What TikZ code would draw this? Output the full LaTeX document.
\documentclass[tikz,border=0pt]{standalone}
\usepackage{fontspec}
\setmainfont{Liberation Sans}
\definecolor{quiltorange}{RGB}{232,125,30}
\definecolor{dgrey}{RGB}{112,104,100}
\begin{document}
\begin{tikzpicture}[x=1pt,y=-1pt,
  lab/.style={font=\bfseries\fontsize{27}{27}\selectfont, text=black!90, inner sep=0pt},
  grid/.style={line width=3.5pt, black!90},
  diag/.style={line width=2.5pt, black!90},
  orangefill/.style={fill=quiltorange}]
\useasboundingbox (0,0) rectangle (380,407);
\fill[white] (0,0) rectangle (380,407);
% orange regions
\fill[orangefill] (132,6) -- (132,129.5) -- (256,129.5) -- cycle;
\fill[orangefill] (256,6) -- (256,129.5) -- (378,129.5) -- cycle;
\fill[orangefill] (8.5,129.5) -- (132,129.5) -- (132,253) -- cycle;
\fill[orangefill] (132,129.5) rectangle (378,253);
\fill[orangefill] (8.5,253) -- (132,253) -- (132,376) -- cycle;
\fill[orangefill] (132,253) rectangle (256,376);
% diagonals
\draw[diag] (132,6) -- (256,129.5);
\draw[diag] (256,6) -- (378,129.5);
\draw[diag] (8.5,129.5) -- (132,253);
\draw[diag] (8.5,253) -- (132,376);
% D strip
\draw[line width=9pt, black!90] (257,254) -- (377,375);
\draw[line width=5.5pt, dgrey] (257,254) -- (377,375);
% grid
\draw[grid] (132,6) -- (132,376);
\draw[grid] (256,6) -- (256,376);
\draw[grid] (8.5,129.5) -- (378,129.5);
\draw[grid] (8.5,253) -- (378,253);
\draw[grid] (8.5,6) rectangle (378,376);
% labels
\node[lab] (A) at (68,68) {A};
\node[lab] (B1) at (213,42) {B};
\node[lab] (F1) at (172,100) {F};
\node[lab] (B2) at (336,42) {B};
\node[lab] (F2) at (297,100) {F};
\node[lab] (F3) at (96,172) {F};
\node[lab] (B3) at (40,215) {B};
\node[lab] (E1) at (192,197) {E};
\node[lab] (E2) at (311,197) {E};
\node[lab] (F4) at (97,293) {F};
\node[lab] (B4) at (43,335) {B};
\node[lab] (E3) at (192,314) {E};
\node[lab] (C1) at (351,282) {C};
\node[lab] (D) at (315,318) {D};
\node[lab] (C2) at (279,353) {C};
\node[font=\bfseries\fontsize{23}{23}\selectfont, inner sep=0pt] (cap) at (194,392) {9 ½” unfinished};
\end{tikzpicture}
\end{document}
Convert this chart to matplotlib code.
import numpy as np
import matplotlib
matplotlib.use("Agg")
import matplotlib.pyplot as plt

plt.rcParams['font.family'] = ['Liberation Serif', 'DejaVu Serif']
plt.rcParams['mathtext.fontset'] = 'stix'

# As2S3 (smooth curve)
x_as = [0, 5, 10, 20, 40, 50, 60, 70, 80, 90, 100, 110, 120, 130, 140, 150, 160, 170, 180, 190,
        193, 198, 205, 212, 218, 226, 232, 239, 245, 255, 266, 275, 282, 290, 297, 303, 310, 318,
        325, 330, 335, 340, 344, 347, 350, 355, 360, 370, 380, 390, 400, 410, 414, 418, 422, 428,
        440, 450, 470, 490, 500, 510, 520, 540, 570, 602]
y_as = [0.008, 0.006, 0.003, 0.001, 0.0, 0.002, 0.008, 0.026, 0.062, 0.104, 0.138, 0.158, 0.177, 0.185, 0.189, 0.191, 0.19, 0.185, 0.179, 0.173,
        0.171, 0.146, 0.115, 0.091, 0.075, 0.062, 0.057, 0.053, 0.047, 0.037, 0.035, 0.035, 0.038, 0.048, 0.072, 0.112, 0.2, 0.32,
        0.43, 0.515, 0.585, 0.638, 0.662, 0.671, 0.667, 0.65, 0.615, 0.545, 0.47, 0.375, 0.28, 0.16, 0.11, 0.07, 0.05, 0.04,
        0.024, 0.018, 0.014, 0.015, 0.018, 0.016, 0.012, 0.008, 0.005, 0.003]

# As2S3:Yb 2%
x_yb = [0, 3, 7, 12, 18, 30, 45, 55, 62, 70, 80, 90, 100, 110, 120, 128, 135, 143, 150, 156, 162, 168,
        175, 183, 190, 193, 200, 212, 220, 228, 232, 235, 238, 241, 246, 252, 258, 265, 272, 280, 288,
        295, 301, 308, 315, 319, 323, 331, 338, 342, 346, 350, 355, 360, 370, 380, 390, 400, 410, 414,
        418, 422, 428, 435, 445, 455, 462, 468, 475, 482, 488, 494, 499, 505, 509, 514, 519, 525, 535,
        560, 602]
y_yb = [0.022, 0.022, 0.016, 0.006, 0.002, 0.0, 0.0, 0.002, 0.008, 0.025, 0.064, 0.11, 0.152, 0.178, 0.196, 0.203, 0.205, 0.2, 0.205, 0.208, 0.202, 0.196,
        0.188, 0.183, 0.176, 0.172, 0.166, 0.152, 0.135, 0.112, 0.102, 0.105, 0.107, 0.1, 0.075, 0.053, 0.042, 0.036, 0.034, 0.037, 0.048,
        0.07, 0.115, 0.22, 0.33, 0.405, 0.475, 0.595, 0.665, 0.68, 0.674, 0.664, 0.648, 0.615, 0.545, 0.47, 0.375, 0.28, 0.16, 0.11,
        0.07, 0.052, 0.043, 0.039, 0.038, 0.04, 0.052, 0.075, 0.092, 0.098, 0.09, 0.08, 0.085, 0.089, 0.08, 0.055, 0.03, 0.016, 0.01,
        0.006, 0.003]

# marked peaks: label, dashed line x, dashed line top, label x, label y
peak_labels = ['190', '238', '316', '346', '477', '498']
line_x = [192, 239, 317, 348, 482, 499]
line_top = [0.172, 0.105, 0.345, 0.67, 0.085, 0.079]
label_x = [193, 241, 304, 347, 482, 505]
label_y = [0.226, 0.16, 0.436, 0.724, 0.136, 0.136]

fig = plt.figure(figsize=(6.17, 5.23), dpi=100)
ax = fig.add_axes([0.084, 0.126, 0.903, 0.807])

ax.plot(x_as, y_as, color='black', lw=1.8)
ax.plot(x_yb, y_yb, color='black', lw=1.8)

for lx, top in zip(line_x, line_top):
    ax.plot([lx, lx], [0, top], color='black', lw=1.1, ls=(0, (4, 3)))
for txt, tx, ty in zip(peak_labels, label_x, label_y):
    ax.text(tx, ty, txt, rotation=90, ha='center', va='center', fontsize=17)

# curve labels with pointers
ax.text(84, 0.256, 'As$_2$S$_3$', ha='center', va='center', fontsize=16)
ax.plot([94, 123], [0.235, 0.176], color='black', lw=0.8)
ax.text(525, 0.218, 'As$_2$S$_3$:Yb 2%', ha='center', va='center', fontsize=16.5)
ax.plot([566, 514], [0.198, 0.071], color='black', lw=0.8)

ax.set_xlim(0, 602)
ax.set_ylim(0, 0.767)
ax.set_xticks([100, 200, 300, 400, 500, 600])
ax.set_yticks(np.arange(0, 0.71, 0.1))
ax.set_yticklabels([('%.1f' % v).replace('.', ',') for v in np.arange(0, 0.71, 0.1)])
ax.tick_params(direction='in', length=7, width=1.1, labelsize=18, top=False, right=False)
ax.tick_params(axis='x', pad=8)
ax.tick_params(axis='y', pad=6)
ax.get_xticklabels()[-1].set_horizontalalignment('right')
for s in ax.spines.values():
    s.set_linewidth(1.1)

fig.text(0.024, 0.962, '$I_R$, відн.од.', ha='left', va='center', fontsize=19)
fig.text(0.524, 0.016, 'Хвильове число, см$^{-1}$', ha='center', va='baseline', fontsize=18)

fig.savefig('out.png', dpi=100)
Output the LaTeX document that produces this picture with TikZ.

━━━━━━

Aim of the task: Restate, word for word and with nothing added, the lines from the first line of the listing through the one where "plt.rcParams['mathtext.fontset'] = 'stix'" stands.

Task result:
What TikZ code would draw this? Output the full LaTeX document.
\documentclass[tikz,border=0pt]{standalone}
\usepackage{fontspec}
\setmainfont{Liberation Sans}
\definecolor{quiltorange}{RGB}{232,125,30}
\definecolor{dgrey}{RGB}{112,104,100}
\begin{document}
\begin{tikzpicture}[x=1pt,y=-1pt,
  lab/.style={font=\bfseries\fontsize{27}{27}\selectfont, text=black!90, inner sep=0pt},
  grid/.style={line width=3.5pt, black!90},
  diag/.style={line width=2.5pt, black!90},
  orangefill/.style={fill=quiltorange}]
\useasboundingbox (0,0) rectangle (380,407);
\fill[white] (0,0) rectangle (380,407);
% orange regions
\fill[orangefill] (132,6) -- (132,129.5) -- (256,129.5) -- cycle;
\fill[orangefill] (256,6) -- (256,129.5) -- (378,129.5) -- cycle;
\fill[orangefill] (8.5,129.5) -- (132,129.5) -- (132,253) -- cycle;
\fill[orangefill] (132,129.5) rectangle (378,253);
\fill[orangefill] (8.5,253) -- (132,253) -- (132,376) -- cycle;
\fill[orangefill] (132,253) rectangle (256,376);
% diagonals
\draw[diag] (132,6) -- (256,129.5);
\draw[diag] (256,6) -- (378,129.5);
\draw[diag] (8.5,129.5) -- (132,253);
\draw[diag] (8.5,253) -- (132,376);
% D strip
\draw[line width=9pt, black!90] (257,254) -- (377,375);
\draw[line width=5.5pt, dgrey] (257,254) -- (377,375);
% grid
\draw[grid] (132,6) -- (132,376);
\draw[grid] (256,6) -- (256,376);
\draw[grid] (8.5,129.5) -- (378,129.5);
\draw[grid] (8.5,253) -- (378,253);
\draw[grid] (8.5,6) rectangle (378,376);
% labels
\node[lab] (A) at (68,68) {A};
\node[lab] (B1) at (213,42) {B};
\node[lab] (F1) at (172,100) {F};
\node[lab] (B2) at (336,42) {B};
\node[lab] (F2) at (297,100) {F};
\node[lab] (F3) at (96,172) {F};
\node[lab] (B3) at (40,215) {B};
\node[lab] (E1) at (192,197) {E};
\node[lab] (E2) at (311,197) {E};
\node[lab] (F4) at (97,293) {F};
\node[lab] (B4) at (43,335) {B};
\node[lab] (E3) at (192,314) {E};
\node[lab] (C1) at (351,282) {C};
\node[lab] (D) at (315,318) {D};
\node[lab] (C2) at (279,353) {C};
\node[font=\bfseries\fontsize{23}{23}\selectfont, inner sep=0pt] (cap) at (194,392) {9 ½” unfinished};
\end{tikzpicture}
\end{document}
Convert this chart to matplotlib code.
import numpy as np
import matplotlib
matplotlib.use("Agg")
import matplotlib.pyplot as plt

plt.rcParams['font.family'] = ['Liberation Serif', 'DejaVu Serif']
plt.rcParams['mathtext.fontset'] = 'stix'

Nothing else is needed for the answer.